## START

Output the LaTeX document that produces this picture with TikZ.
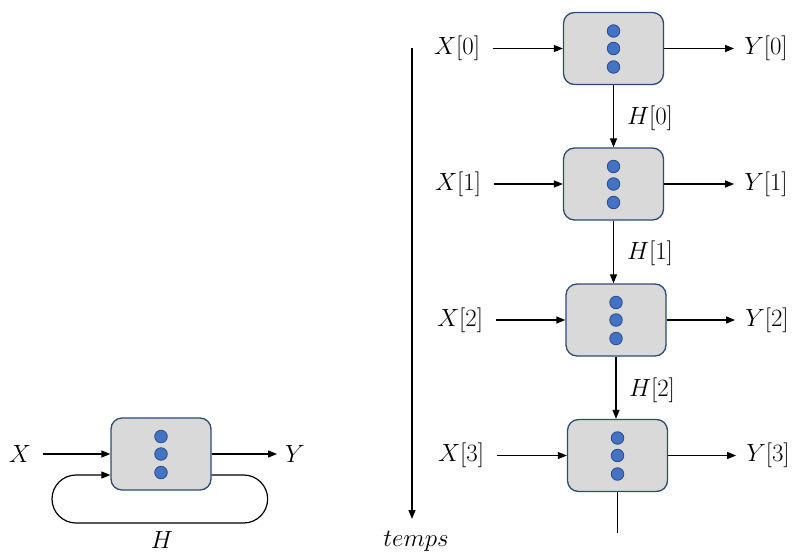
\documentclass[tikz,border=0pt]{standalone}
\usetikzlibrary{arrows.meta}
\definecolor{boxfill}{HTML}{D9D9D9}
\definecolor{boxline}{HTML}{2E4A73}
\definecolor{dotfill}{HTML}{4472C4}
\definecolor{dotline}{HTML}{2F528F}
\begin{document}
\begin{tikzpicture}[x=1pt,y=-1pt,
  cell/.style={draw=boxline,fill=boxfill,line width=1.3pt,rounded corners=11pt,
    minimum width=100pt,minimum height=72pt,inner sep=0pt},
  lab/.style={font=\fontsize{24.5}{28}\selectfont,inner sep=0pt},
  arr/.style={line width=1.2pt,-{Triangle[length=9pt,width=7pt]}},
  ln/.style={line width=1.2pt},
  dot/.style={circle,draw=dotline,fill=dotfill,line width=0.9pt,minimum size=12.5pt,inner sep=0pt}]
\useasboundingbox (0,0) rectangle (794,554);
% unrolled cells
\node[cell] (b0) at (613.5,48.5) {};
\node[cell] (b1) at (613.5,184) {};
\node[cell] (b2) at (616,320) {};
\node[cell] (b3) at (617.5,455.5) {};
\node[cell] (L) at (161,454) {};
\foreach \b in {b0,b1,b2,b3,L}{
  \node[dot] (\b d1) at ([yshift=17.5pt]\b.center) {};
  \node[dot] (\b d2) at (\b.center) {};
  \node[dot] (\b d3) at ([yshift=-18.5pt]\b.center) {};
}
% labels
\node[lab] (x0) at (457,48) {$X[0]$};
\node[lab] (x1) at (458,184) {$X[1]$};
\node[lab] (x2) at (460,320) {$X[2]$};
\node[lab] (x3) at (461,455) {$X[3]$};
\node[lab] (y0) at (766,48) {$Y[0]$};
\node[lab] (y1) at (766,184) {$Y[1]$};
\node[lab] (y2) at (767,320) {$Y[2]$};
\node[lab] (y3) at (768,455) {$Y[3]$};
\node[lab] (h0) at (650,118) {$H[0]$};
\node[lab] (h1) at (650,253) {$H[1]$};
\node[lab] (h2) at (652,390) {$H[2]$};
\node[lab] (X) at (20,454) {$X$};
\node[lab] (Y) at (295,454) {$Y$};
\node[lab] (H) at (162,540) {$H$};
\node[lab] (temps) at (416,541) {$temps$};
% inputs / outputs
\foreach \i in {0,1,2,3}{
  \draw[arr] ([xshift=13pt]x\i.east |- b\i.west) -- (b\i.west);
  \draw[arr] (b\i.east) -- ([xshift=-10pt]y\i.west |- b\i.east);
}
% hidden state arrows
\draw[arr] (b0.south) -- (b0.south |- b1.north);
\draw[arr] (b1.south) -- (b1.south |- b2.north);
\draw[arr] (b2.south) -- (b2.south |- b3.north);
\coordinate (bend) at (b3.south |- 0,533);
\draw[ln] (b3.south) -- (bend);
% time axis
\coordinate (t0) at (412,48);
\coordinate (t1) at (412,519);
\draw[arr] (t0) -- (t1);
% folded cell
\draw[arr] ([xshift=12pt]X.east |- L.west) -- (L.west);
\draw[arr] (L.east) -- ([xshift=-8pt]Y.west |- L.east);
\draw[arr,rounded corners=24pt] ([yshift=-21pt]L.east) -- ++(56,0) -- ++(0,48) -- (52,523) -- (52,475) -- ([yshift=-21pt]L.west);
\end{tikzpicture}
\end{document}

## END

- _Instructions to follow_
Output the data exactly. Pictures don't belong in the result.

- _The completed task_
Output the LaTeX document that produces this picture with TikZ.
\documentclass[tikz,border=0pt]{standalone}
\usetikzlibrary{arrows.meta}
\definecolor{boxfill}{HTML}{D9D9D9}
\definecolor{boxline}{HTML}{2E4A73}
\definecolor{dotfill}{HTML}{4472C4}
\definecolor{dotline}{HTML}{2F528F}
\begin{document}
\begin{tikzpicture}[x=1pt,y=-1pt,
  cell/.style={draw=boxline,fill=boxfill,line width=1.3pt,rounded corners=11pt,
    minimum width=100pt,minimum height=72pt,inner sep=0pt},
  lab/.style={font=\fontsize{24.5}{28}\selectfont,inner sep=0pt},
  arr/.style={line width=1.2pt,-{Triangle[length=9pt,width=7pt]}},
  ln/.style={line width=1.2pt},
  dot/.style={circle,draw=dotline,fill=dotfill,line width=0.9pt,minimum size=12.5pt,inner sep=0pt}]
\useasboundingbox (0,0) rectangle (794,554);
% unrolled cells
\node[cell] (b0) at (613.5,48.5) {};
\node[cell] (b1) at (613.5,184) {};
\node[cell] (b2) at (616,320) {};
\node[cell] (b3) at (617.5,455.5) {};
\node[cell] (L) at (161,454) {};
\foreach \b in {b0,b1,b2,b3,L}{
  \node[dot] (\b d1) at ([yshift=17.5pt]\b.center) {};
  \node[dot] (\b d2) at (\b.center) {};
  \node[dot] (\b d3) at ([yshift=-18.5pt]\b.center) {};
}
% labels
\node[lab] (x0) at (457,48) {$X[0]$};
\node[lab] (x1) at (458,184) {$X[1]$};
\node[lab] (x2) at (460,320) {$X[2]$};
\node[lab] (x3) at (461,455) {$X[3]$};
\node[lab] (y0) at (766,48) {$Y[0]$};
\node[lab] (y1) at (766,184) {$Y[1]$};
\node[lab] (y2) at (767,320) {$Y[2]$};
\node[lab] (y3) at (768,455) {$Y[3]$};
\node[lab] (h0) at (650,118) {$H[0]$};
\node[lab] (h1) at (650,253) {$H[1]$};
\node[lab] (h2) at (652,390) {$H[2]$};
\node[lab] (X) at (20,454) {$X$};
\node[lab] (Y) at (295,454) {$Y$};
\node[lab] (H) at (162,540) {$H$};
\node[lab] (temps) at (416,541) {$temps$};
% inputs / outputs
\foreach \i in {0,1,2,3}{
  \draw[arr] ([xshift=13pt]x\i.east |- b\i.west) -- (b\i.west);
  \draw[arr] (b\i.east) -- ([xshift=-10pt]y\i.west |- b\i.east);
}
% hidden state arrows
\draw[arr] (b0.south) -- (b0.south |- b1.north);
\draw[arr] (b1.south) -- (b1.south |- b2.north);
\draw[arr] (b2.south) -- (b2.south |- b3.north);
\coordinate (bend) at (b3.south |- 0,533);
\draw[ln] (b3.south) -- (bend);
% time axis
\coordinate (t0) at (412,48);
\coordinate (t1) at (412,519);
\draw[arr] (t0) -- (t1);
% folded cell
\draw[arr] ([xshift=12pt]X.east |- L.west) -- (L.west);
\draw[arr] (L.east) -- ([xshift=-8pt]Y.west |- L.east);
\draw[arr,rounded corners=24pt] ([yshift=-21pt]L.east) -- ++(56,0) -- ++(0,48) -- (52,523) -- (52,475) -- ([yshift=-21pt]L.west);
\end{tikzpicture}
\end{document}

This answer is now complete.